Non-Western music that both immediately appeals to Western ears and accurately reflects what overseas listeners are passionate about is hard to come by. You get both in the Congolese band Konono No. 1. The members of the group have played off and on together in the impoverished suburbs of Kinshasa since the late 70s, and while they’re not superstars there, they command a fervent and loyal following. Their roots are in matanga, a kind of funeral music played by the Zombo, a tribe living along the Western-drawn border of Angola and the Democratic Republic of the Congo. Matanga is as “authentic” as anything an ethnomusicologist could hope for, but the group–whose full name is Orchestre Tout Puissant Likembe Konono No. 1–long ago tweaked the sound with jerry-rigged amplification to produce something rhythmically mesmerizing and entirely its own.

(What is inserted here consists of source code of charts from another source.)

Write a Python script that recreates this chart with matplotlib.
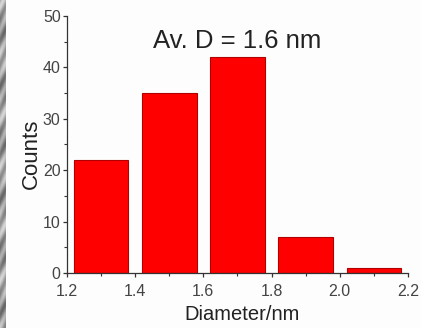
import numpy as np
import matplotlib
matplotlib.use("Agg")
import matplotlib.pyplot as plt

plt.rcParams['font.family'] = ['Liberation Sans', 'DejaVu Sans']

# Particle size histogram
bin_centers = [1.3, 1.5, 1.7, 1.9, 2.1]
counts = [22, 35, 42, 7, 1]
bin_width = 0.16
x_ticks = [1.2, 1.4, 1.6, 1.8, 2.0, 2.2]
y_ticks = [0, 10, 20, 30, 40, 50]

fig = plt.figure(figsize=(4.21, 3.28), dpi=100)
fig.patch.set_facecolor('#fdfdfd')

# textured grey strip along the left edge
strip = fig.add_axes([0, 0, 0.013, 1])
yy = np.linspace(0, 1, 328)[:, None]
xx = np.linspace(0, 1, 6)[None, :]
tex = 0.62 + 0.14 * np.sin(yy * 90 + xx * 3) + 0.08 * np.sin(yy * 37 + 1.3)
strip.imshow(tex, cmap='gray', vmin=0, vmax=1, aspect='auto', interpolation='bilinear')
strip.axis('off')

ax = fig.add_axes([0.159, 0.168, 0.810, 0.783])
ax.set_facecolor('#fdfdfd')
ax.bar(bin_centers, counts, width=bin_width, color='#ff0000', edgecolor='#b00000', linewidth=0.8)

ax.set_xlim(1.2, 2.2)
ax.set_ylim(0, 50)
ax.set_xticks(x_ticks)
ax.set_xticklabels([f"{v:.1f}" for v in x_ticks])
ax.set_yticks(y_ticks)
ax.set_xticks(np.arange(1.3, 2.2, 0.2), minor=True)
ax.set_yticks(np.arange(5, 50, 10), minor=True)

for s in ('top', 'right'):
    ax.spines[s].set_visible(False)
for s in ('left', 'bottom'):
    ax.spines[s].set_color('#333333')
    ax.spines[s].set_linewidth(0.9)

ax.tick_params(which='major', direction='out', length=3, width=0.9, color='#333333',
               labelsize=11.5, labelcolor='#444444')
ax.tick_params(axis='x', which='major', pad=5)
ax.tick_params(axis='y', which='major', pad=1.5)
ax.tick_params(which='minor', direction='out', length=2, width=0.8, color='#333333')

ax.set_xlabel('Diameter/nm', fontsize=14.5, color='#222222')
ax.xaxis.set_label_coords(0.515, -0.124)
ax.set_ylabel('Counts', fontsize=16, color='#222222')
ax.yaxis.set_label_coords(-0.074, 0.463)
ax.text(0.5, 0.903, 'Av. D = 1.6 nm', transform=ax.transAxes, ha='center', va='center',
        fontsize=18.5, color='#222222')

fig.savefig('out.png', dpi=100, facecolor=fig.get_facecolor())
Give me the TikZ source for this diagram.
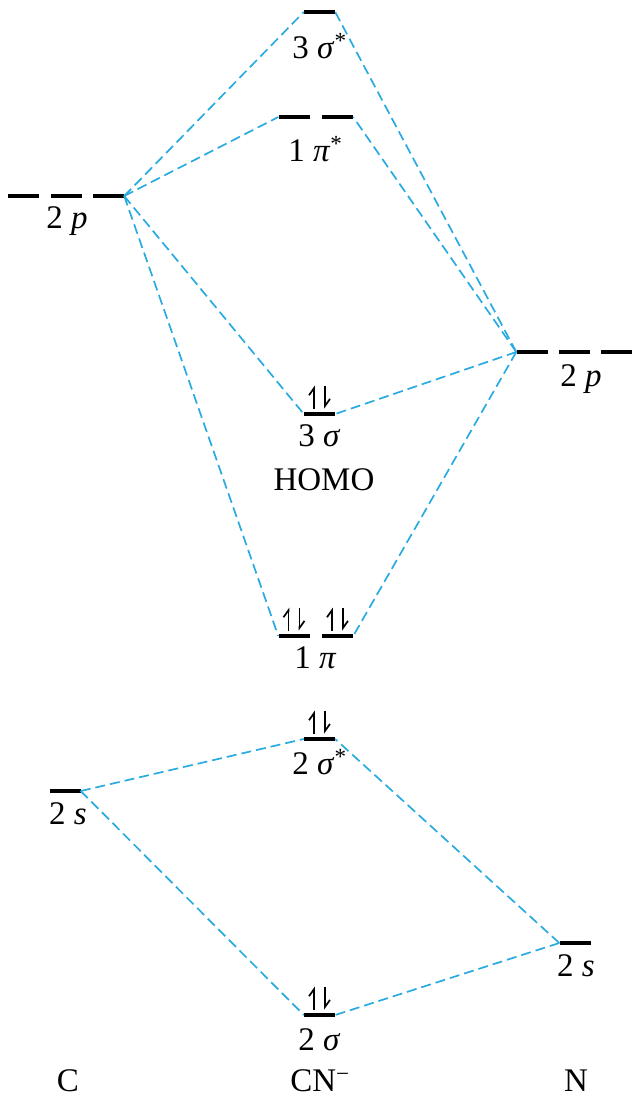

The relentless beats behind the likembes are played on a mix of African hand percussion and makeshift drums, including a hi-hat composed of a broken cymbal and an old hubcap. The chanted call-and-response vocals are also distorted; the group uses a homemade wooden microphone that incorporates magnets taken from old car parts. The music is then blasted through old conical speakers that the group calls “lance-voix”–voice throwers. Instruments drop in and out of the songs, but the deep, killer grooves churn on. It’s party music with the rise-and-fall of club tracks and the DIY appeal of punk rock.